Given all we’ve heard about and learned during the GOP primaries, what’s your take on the state of the Republican Party, and what do you think they stand for?

First of all, I think it’s important to distinguish between Republican politicians and people around the country who consider themselves Republicans. I don’t think there’s been a huge change in the country. If you talk to a lot of Republicans, they’d like to see us balance the budget, but in a balanced way.

….But what’s happened, I think, in the Republican caucus in Congress, and what clearly happened with respect to Republican candidates, was a shift to an agenda that is far out of the mainstream — and, in fact, is contrary to a lot of Republican precepts. I said recently that Ronald Reagan couldn’t get through a Republican primary today, and I genuinely think that’s true. You have every candidate onstage during one of the primary debates rejecting a deficit-reduction plan that involved $10 in cuts for every $1 of revenue increases. You have a Republican front-runner who rejects the Dream Act, which would help young people who, through no fault of their own, are undocumented, but who have, for all intents and purposes, been raised as Americans. You’ve got a Republican Congress whose centerpiece, when it comes to economic development, is getting rid of the Environmental Protection Agency.

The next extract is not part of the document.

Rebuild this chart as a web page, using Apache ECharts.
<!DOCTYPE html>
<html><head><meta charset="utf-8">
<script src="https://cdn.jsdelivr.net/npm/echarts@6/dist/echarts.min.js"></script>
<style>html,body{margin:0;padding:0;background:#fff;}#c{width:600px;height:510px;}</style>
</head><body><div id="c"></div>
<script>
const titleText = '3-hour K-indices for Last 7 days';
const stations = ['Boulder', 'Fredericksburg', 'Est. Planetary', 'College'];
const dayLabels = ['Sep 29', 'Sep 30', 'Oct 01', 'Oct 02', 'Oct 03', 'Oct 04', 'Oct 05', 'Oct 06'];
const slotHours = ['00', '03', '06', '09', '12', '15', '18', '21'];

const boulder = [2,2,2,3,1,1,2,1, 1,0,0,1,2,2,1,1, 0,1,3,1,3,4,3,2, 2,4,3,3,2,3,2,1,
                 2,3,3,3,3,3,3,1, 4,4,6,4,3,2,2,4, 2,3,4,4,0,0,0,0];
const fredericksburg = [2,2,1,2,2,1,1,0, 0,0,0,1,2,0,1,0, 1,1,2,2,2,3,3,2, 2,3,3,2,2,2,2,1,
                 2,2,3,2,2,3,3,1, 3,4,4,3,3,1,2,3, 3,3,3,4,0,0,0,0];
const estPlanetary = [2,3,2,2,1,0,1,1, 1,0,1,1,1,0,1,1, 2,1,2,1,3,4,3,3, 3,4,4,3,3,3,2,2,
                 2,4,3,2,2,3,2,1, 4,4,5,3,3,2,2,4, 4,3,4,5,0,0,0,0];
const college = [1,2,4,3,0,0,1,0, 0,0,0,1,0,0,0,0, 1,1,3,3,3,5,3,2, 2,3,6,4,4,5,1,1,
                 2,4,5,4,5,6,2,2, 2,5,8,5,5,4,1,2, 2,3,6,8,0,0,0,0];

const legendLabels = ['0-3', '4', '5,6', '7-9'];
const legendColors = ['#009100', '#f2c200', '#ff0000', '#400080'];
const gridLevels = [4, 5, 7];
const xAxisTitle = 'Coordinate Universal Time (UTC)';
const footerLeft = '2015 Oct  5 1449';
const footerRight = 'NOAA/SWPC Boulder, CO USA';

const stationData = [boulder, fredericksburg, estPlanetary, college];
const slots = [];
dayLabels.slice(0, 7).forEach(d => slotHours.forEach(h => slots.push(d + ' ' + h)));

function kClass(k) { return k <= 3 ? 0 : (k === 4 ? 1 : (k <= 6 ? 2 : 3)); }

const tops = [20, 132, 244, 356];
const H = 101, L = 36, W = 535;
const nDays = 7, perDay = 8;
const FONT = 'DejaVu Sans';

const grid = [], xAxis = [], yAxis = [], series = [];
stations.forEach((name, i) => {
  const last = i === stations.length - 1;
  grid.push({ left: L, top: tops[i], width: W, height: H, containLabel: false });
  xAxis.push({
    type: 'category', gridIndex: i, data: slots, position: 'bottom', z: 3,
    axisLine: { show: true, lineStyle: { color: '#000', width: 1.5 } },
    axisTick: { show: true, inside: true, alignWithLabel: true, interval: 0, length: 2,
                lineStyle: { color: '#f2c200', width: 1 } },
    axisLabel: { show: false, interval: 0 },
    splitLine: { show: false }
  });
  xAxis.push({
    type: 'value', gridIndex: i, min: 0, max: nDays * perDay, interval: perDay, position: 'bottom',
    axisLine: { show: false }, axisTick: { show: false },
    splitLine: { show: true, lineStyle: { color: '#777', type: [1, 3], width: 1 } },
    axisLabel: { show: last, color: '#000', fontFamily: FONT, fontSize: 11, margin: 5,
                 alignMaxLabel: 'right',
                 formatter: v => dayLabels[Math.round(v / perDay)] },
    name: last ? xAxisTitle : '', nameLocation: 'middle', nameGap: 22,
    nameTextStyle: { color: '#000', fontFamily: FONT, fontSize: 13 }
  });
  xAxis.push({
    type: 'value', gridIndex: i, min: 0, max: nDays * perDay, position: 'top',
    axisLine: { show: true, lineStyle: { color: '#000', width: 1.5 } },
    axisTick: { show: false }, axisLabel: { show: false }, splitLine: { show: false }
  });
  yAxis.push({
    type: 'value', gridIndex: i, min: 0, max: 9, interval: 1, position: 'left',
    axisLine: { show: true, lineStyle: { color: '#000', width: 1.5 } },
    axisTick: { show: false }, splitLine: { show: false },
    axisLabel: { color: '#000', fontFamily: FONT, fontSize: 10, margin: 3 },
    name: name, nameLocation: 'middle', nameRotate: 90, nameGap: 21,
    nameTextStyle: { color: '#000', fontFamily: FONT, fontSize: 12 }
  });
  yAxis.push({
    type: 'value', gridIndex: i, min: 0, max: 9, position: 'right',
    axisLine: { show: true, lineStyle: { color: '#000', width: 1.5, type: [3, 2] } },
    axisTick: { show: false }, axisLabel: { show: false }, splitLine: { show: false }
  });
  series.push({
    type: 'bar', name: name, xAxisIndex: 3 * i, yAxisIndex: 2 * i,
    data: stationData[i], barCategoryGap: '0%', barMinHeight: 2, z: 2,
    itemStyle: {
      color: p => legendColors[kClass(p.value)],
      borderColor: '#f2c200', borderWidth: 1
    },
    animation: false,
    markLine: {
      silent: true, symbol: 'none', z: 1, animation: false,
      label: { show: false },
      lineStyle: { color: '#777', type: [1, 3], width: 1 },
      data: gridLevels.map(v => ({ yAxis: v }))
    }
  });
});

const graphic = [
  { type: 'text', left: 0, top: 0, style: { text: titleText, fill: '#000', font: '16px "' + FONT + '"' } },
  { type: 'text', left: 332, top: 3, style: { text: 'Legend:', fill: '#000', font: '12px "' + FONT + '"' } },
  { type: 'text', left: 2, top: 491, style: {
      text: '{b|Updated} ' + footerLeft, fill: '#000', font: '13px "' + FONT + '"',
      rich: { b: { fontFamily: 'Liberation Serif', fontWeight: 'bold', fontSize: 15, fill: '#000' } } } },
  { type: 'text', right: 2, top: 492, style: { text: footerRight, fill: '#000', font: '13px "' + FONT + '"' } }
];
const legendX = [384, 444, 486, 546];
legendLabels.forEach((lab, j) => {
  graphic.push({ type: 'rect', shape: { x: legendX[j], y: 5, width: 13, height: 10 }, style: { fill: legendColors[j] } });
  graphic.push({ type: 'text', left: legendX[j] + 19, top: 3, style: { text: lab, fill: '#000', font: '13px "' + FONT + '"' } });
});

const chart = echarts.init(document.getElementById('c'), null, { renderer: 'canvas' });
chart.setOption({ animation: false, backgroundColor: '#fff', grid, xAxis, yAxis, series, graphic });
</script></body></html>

….I think it’s fair to say that this has become the way that the Republican political class and activists define themselves.

This isn’t the biggest insight in the world, or anything, but it’s something I try to keep firmly in mind. Mostly I fail, but it’s still worth keeping in mind: lots of conservatives may very well be true believers who inhale Drudge and Rush and Fox News, but lots of them aren’t. They’re just ordinary, non-fire-breathing folks who happen to be a little more conservative than me. This presents an opportunity for liberals, of course, and David suggests that one area ripe for wedge making is clean energy:

Obama’s contention is that the GOP political class and activist base have worked themselves into a blind ideological fury, but most people who identify as Republican do not share their rigidity. They are more likely to lean in the direction of Independents and moderates.

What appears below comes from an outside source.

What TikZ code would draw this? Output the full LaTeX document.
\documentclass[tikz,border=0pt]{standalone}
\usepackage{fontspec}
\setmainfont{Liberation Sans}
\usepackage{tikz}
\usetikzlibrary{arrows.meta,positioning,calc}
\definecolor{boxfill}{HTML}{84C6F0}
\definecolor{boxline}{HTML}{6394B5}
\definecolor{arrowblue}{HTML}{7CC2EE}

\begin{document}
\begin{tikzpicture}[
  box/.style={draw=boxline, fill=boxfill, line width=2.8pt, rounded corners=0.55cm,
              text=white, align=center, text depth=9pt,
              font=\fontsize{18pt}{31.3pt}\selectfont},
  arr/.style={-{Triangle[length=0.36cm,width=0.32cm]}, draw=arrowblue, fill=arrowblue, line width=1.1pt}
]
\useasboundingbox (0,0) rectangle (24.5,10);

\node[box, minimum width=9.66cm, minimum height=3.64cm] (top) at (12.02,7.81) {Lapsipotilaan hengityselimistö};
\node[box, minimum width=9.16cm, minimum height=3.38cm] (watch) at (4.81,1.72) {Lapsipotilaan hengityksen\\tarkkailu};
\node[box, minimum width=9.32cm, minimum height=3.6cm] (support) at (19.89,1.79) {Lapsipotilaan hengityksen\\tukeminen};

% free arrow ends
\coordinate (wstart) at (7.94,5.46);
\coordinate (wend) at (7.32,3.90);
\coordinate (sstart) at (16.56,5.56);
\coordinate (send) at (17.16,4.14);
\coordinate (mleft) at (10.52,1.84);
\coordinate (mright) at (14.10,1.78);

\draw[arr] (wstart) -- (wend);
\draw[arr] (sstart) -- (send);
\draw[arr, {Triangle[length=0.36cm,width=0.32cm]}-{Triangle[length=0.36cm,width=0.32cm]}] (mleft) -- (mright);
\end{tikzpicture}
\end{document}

If this is true, it identifies a political vulnerability. Democrats ought to be able to exploit the differences between the masses and the ideologues, to set them at odds with one another.

I’m not sure how many genuine “wedge issues” there are, actually, but one that shows up in the polls over and over again is clean energy. As I wrote back in January, clean energy is a wedge issue that favors Democrats.

Read the whole thing to get the details of David’s argument. My guess is that this is unlikely to become a major campaign issue on its own, but you never know. If the right event comes along, it could push this into the spotlight and force Romney to take some unpopular hardline positions. Ideally, I suppose we’d discover a huge shale deposit in Yosemite National Park and then demand that Romney disown all the folks on the right who would immediately pop up to insist that the Obama administration is anti-growth for opposing a drilling rig on top of Half Dome. That might do it.